Ils ont passé sur ces plages inconnues, ces hommes qui adoraient la Sagesse qui s’est promenée sous les flots. Tantôt, dans leurs solennités, ils s’avançaient le long des grèves en chantant avec le Psalmiste : " Comme elle est vaste, cette mer qui étend au loin ses bras spacieux[1] ! " tantôt, assis dans la grotte de Fingal, près des soupiraux de l’Océan, ils croyaient entendre cette voix qui disait à Job : " Savez-vous qui a enfermé la mer dans des digues, lorsqu’elle se débordait en sortant du sein de sa mère, quasi de vulva procedens[2] ? " La nuit, quand les tempêtes de l’hiver étaient descendues, quand le monastère disparaissait dans des tourbillons, les tranquilles cénobites, retirés au fond de leurs cellules, s’endormaient au murmure des orages ; heureux de s’être embarqués dans ce vaisseau du Seigneur, qui ne périra point !

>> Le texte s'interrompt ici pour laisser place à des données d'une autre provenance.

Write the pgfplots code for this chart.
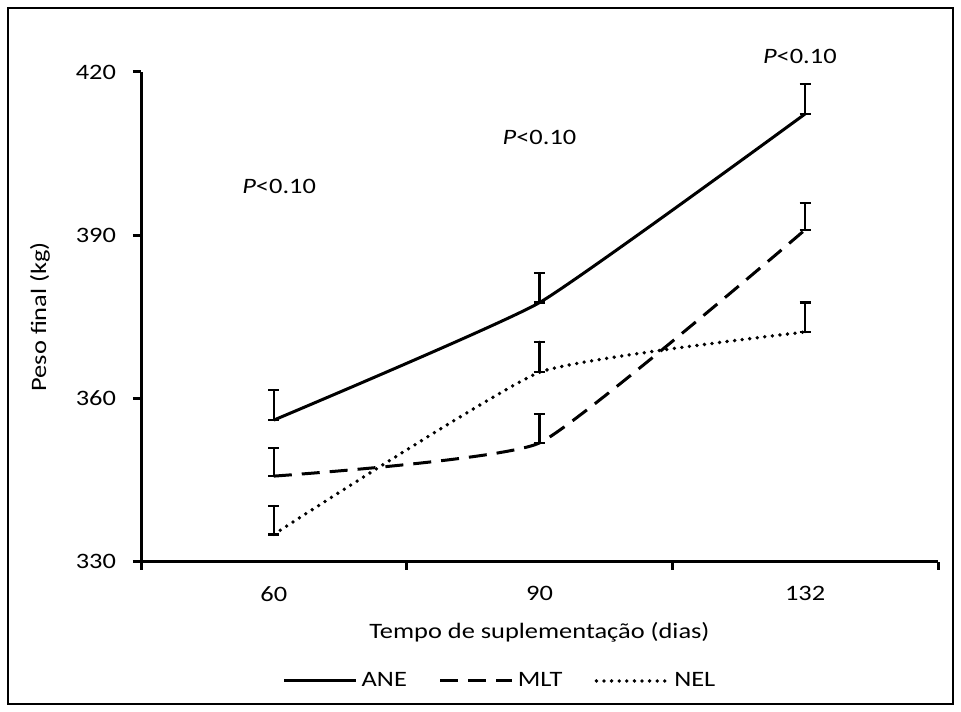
\documentclass[border=0pt]{standalone}
\usepackage{fontspec}
\setmainfont{Carlito}[FakeStretch=1.2]
\usepackage{pgfplots}
\pgfplotsset{compat=1.18}
\usepackage{pgfplotstable}

\pgfplotstableread{
x y ep em
0 356.0 5.5 0
1 377.6 5.4 0
2 412.3 5.5 0
}\ane
\pgfplotstableread{
x y ep em
0 345.7 5.2 0
1 351.8 5.3 0
2 391.0 4.9 0
}\mlt
\pgfplotstableread{
x y ep em
0 335.0 5.2 0
1 364.8 5.6 0
2 372.2 5.4 0
}\nel

\begin{document}
\begin{tikzpicture}
\path (-70.5pt,-74.75pt) rectangle (410pt,280.75pt);
\draw[line width=0.6pt, black] (-66.5pt,-71.25pt) rectangle (406pt,276.75pt);
\begin{axis}[
  at={(0pt,0pt)}, anchor=south west,
  scale only axis, width=398.5pt, height=244.75pt,
  xmin=-0.5, xmax=2.5, ymin=330, ymax=420,
  axis lines=left,
  axis line style={line width=1.5pt, -},
  ytick={330,360,390,420},
  xtick={-0.5,0.5,1.5,2.5}, xticklabels={},
  extra x ticks={0,1,2}, extra x tick labels={60,90,132},
  extra x tick style={major tick length=0pt, xticklabel style={yshift=-9pt}},
  yticklabel style={xshift=-5pt},
  tick align=outside, major tick length=4pt,
  tick style={line width=1.5pt, black},
  /pgf/number format/assume math mode=true,
  font=\fontsize{11}{13}\selectfont,
  ticklabel style={font=\fontsize{11}{13}\selectfont},
  xlabel={Tempo de suplementação (dias)},
  xlabel style={at={(axis description cs:0.5,-0.144)}, anchor=center},
  ylabel={Peso final (kg)},
  ylabel style={at={(axis description cs:-0.1267,0.5)}, anchor=center},
  clip=false,
  legend style={draw=none, fill=none, at={(axis description cs:0.4517,-0.2441)}, anchor=center,
    legend columns=3, font=\fontsize{11}{13}\selectfont,
    /tikz/every even column/.append style={column sep=14pt}},
  legend image code/.code={\draw[#1] (0pt,0pt) -- (36pt,0pt);},
  error bars/y dir=both, error bars/y explicit,
  error bars/error bar style={solid, line width=1.2pt, black},
  error bars/error mark options={rotate=90, mark size=2.8pt, line width=1.2pt, solid, black},
]
\addplot[black, line width=1.5pt, smooth, tension=0.25, no markers]
  table[x=x, y=y, y error plus=ep, y error minus=em]{\ane};
\addlegendentry{ANE}
\addplot[black, line width=1.5pt, smooth, tension=0.25, no markers, dash pattern=on 9pt off 5pt]
  table[x=x, y=y, y error plus=ep, y error minus=em]{\mlt};
\addlegendentry{MLT}
\addplot[black, line width=1.9pt, smooth, tension=0.25, no markers, line cap=round, dash pattern=on 0pt off 3.8pt]
  table[x=x, y=y, y error plus=ep, y error minus=em]{\nel};
\addlegendentry{NEL}
\node[font=\fontsize{11}{13}\selectfont] at (axis cs:0.02,399) {\textit{P}<0.10};
\node[font=\fontsize{11}{13}\selectfont] at (axis cs:1.0,408) {\textit{P}<0.10};
\node[font=\fontsize{11}{13}\selectfont] at (axis cs:1.98,422.9) {\textit{P}<0.10};
\end{axis}
\end{tikzpicture}
\end{document}
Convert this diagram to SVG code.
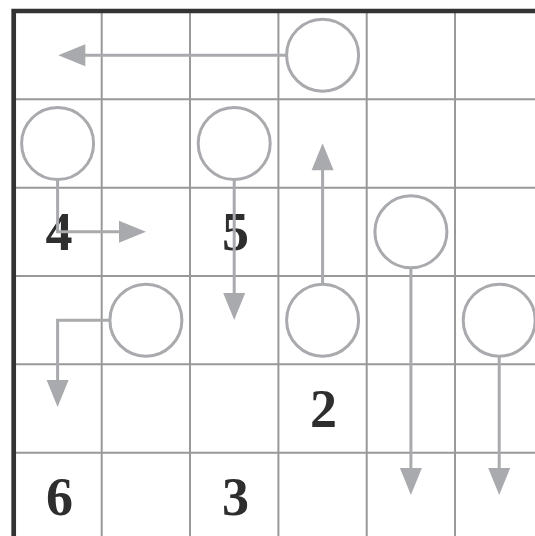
<svg xmlns="http://www.w3.org/2000/svg" width="535" height="536" viewBox="0 0 535 536">
  <style>
    .grid { stroke: #999999; stroke-width: 2; fill: none; }
    .border { stroke: #333333; stroke-width: 4.7; fill: none; stroke-linejoin: miter; }
    .num { font-family: "Liberation Serif", "Times New Roman", serif; font-weight: bold; font-size: 54px; fill: #2e2e2e; text-anchor: middle; }
    .circ { fill: #ffffff; stroke: #a9aaad; stroke-width: 3; }
    .arr { fill: none; stroke: #a9aaad; stroke-width: 3; marker-end: url(#ah); }
  </style>
  <defs>
    <marker id="ah" markerUnits="userSpaceOnUse" markerWidth="27" markerHeight="22" refX="7" refY="11" orient="auto" overflow="visible">
      <path d="M0,0 L27,11 L0,22 Z" fill="#a9aaad"/>
    </marker>
  </defs>
  <rect width="535" height="536" fill="#ffffff"/>
  <g id="grid">
    <path class="grid" d="M101.7 11 V536 M190 11 V536 M278.4 11 V536 M366.7 11 V536 M455 11 V536"/>
    <path class="grid" d="M13.4 99.3 H535 M13.4 187.7 H535 M13.4 276 H535 M13.4 364.3 H535 M13.4 452.7 H535"/>
    <path class="border" d="M13.7 536 V11 H535"/>
  </g>
  <g id="numbers">
    <text id="n4" class="num" x="59" y="250">4</text>
    <text id="n5" class="num" x="235.4" y="250">5</text>
    <text id="n2" class="num" x="323.6" y="426.7">2</text>
    <text id="n6" class="num" x="59.5" y="515">6</text>
    <text id="n3" class="num" x="235.6" y="515">3</text>
  </g>
  <g id="c-r0c3"><circle class="circ" cx="322.6" cy="55.2" r="36"/></g>
  <g id="c-r1c0"><circle class="circ" cx="57.6" cy="143.5" r="36"/></g>
  <g id="c-r1c2"><circle class="circ" cx="234.2" cy="143.5" r="36"/></g>
  <g id="c-r2c4"><circle class="circ" cx="410.9" cy="231.8" r="36"/></g>
  <g id="c-r3c1"><circle class="circ" cx="145.9" cy="320.2" r="36"/></g>
  <g id="c-r3c3"><circle class="circ" cx="322.6" cy="320.2" r="36"/></g>
  <g id="c-r3c5"><circle class="circ" cx="499.2" cy="320.2" r="36"/></g>
  <g id="connectors">
    <path class="arr" d="M286.6 55.2 H78.3"/>
    <path class="arr" d="M57.6 179.5 V231.8 H126"/>
    <path class="arr" d="M234.2 179.5 V300"/>
    <path class="arr" d="M322.6 284.2 V163.3"/>
    <path class="arr" d="M410.9 267.8 V475"/>
    <path class="arr" d="M499.2 356.2 V475"/>
    <path class="arr" d="M109.9 320.2 H57.6 V387"/>
  </g>
</svg>
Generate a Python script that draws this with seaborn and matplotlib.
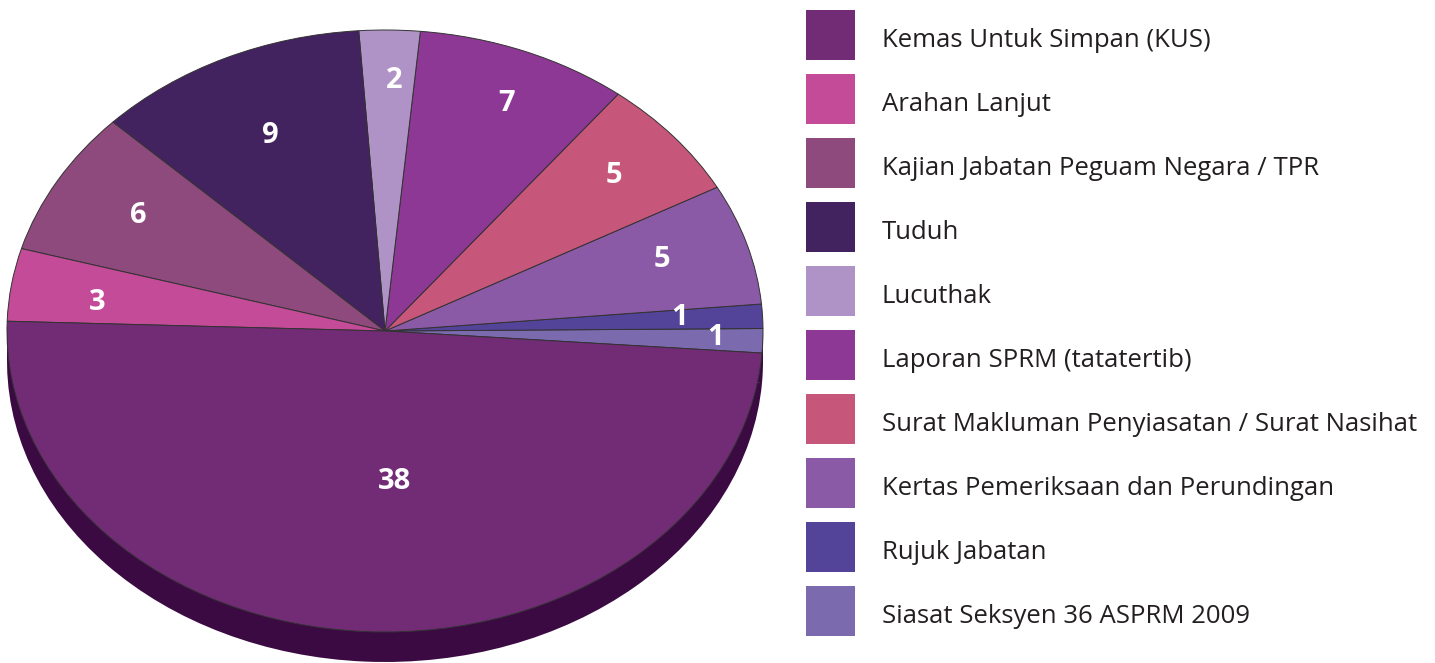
import matplotlib
matplotlib.use('Agg')
import matplotlib.pyplot as plt
import seaborn as sns
import numpy as np
from matplotlib.patches import Rectangle

# data, in the order the slices run counter-clockwise from the right
categories = ['Siasat Seksyen 36 ASPRM 2009', 'Rujuk Jabatan',
              'Kertas Pemeriksaan dan Perundingan',
              'Surat Makluman Penyiasatan / Surat Nasihat',
              'Laporan SPRM (tatatertib)', 'Lucuthak', 'Tuduh',
              'Kajian Jabatan Peguam Negara / TPR', 'Arahan Lanjut',
              'Kemas Untuk Simpan (KUS)']
values = [1, 1, 5, 5, 7, 2, 9, 6, 3, 38]
colors = ['#7b6aae', '#534399', '#8b5aa6', '#c7577a', '#8e3896',
          '#b093c6', '#432260', '#8f4a7d', '#c44b97', '#722c76']
side_color = '#3b0a42'
# label placement (radius, angle nudge in degrees)
label_r = [0.876, 0.78, 0.77, 0.795, 0.82, 0.834, 0.718, 0.758, 0.768, 0.5]
label_dang = [0.4, 0.4, 1.0, 0.3, -1.3, -0.9, 0, -0.6, 1.7, 6.0]

# legend order (top to bottom)
legend_order = ['Kemas Untuk Simpan (KUS)', 'Arahan Lanjut',
                'Kajian Jabatan Peguam Negara / TPR', 'Tuduh', 'Lucuthak',
                'Laporan SPRM (tatatertib)',
                'Surat Makluman Penyiasatan / Surat Nasihat',
                'Kertas Pemeriksaan dan Perundingan', 'Rujuk Jabatan',
                'Siasat Seksyen 36 ASPRM 2009']

sns.set_theme(style='white')
plt.rcParams['font.family'] = ['Open Sans', 'DejaVu Sans']

W, H = 1435, 663
fig = plt.figure(figsize=(W / 100, H / 100), dpi=100)

# pie axes: ellipse spans x 7..763, y 30..632 px, plus 30 px of depth
depth = 30 / 301
ax = fig.add_axes([7 / W, (H - 662) / H, 756 / W, 632 / H])
start = -4.2

# side wall (shifted copy + band)
ax.add_patch(Rectangle((-1, -depth), 2, depth, facecolor=side_color,
                       edgecolor='none', zorder=0))
ax.pie(values, colors=[side_color] * len(values), startangle=start,
       center=(0, -depth), radius=1,
       wedgeprops=dict(edgecolor='none', linewidth=0))
wedges, _ = ax.pie(values, colors=colors, startangle=start, radius=1,
                   wedgeprops=dict(edgecolor='#333333', linewidth=0.7))

total = sum(values)
ang = start
for v, r, d in zip(values, label_r, label_dang):
    span = v / total * 360
    mid = np.deg2rad(ang + span / 2 + d)
    ax.text(r * np.cos(mid), r * np.sin(mid), str(v), ha='center',
            va='center', color='white', fontsize=21, fontweight='bold')
    ang += span

ax.set_aspect('auto')
ax.set_xlim(-1, 1)
ax.set_ylim(-1 - depth, 1)
ax.axis('off')

# legend
lax = fig.add_axes([806 / W, (H - 643) / H, 629 / W, 640 / H])
lax.set_xlim(0, 629)
lax.set_ylim(len(legend_order), 0)
lax.axis('off')
for i, name in enumerate(legend_order):
    c = colors[categories.index(name)]
    lax.add_patch(Rectangle((0, i + 0.5 - 0.383), 49, 0.766,
                            facecolor=c, edgecolor='none'))
    lax.text(76, i + 0.68, name, ha='left', va='baseline', fontsize=18.5,
             color='#231f20')

fig.savefig('out.png', dpi=100)
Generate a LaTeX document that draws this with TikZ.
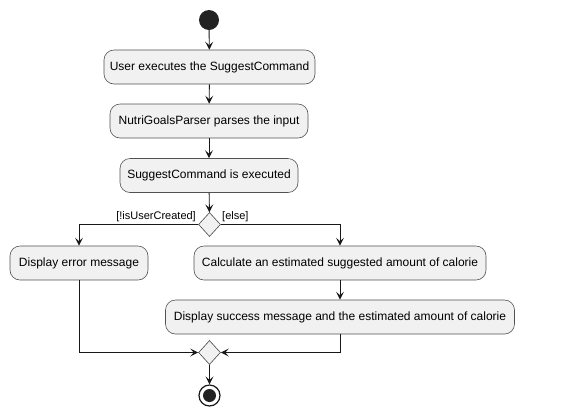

Sacrés débris des monuments chrétiens, vous ne rappelez point, comme tant d’autres ruines, du sang, des injustices et des violences ! vous ne racontez qu’une histoire paisible, ou tout au plus que les souffrances mystérieuses du Fils de l’Homme ! Et vous, saints ermites, qui pour arriver à des retraites plus fortunées vous étiez exilés sous les glaces du pôle, vous jouissez maintenant du fruit de vos sacrifices ! S’il est parmi les anges, comme parmi les hommes, des campagnes habitées et des lieux déserts, de même que vous ensevelîtes vos vertus dans les solitudes de la terre, vous aurez sans doute choisi les solitudes célestes pour y cacher votre bonheur !

  1. Ps. CIII, v. 25. (N.d.A.)
  2. Job, cap. XXXVIII, v. 8. (N.d.A.)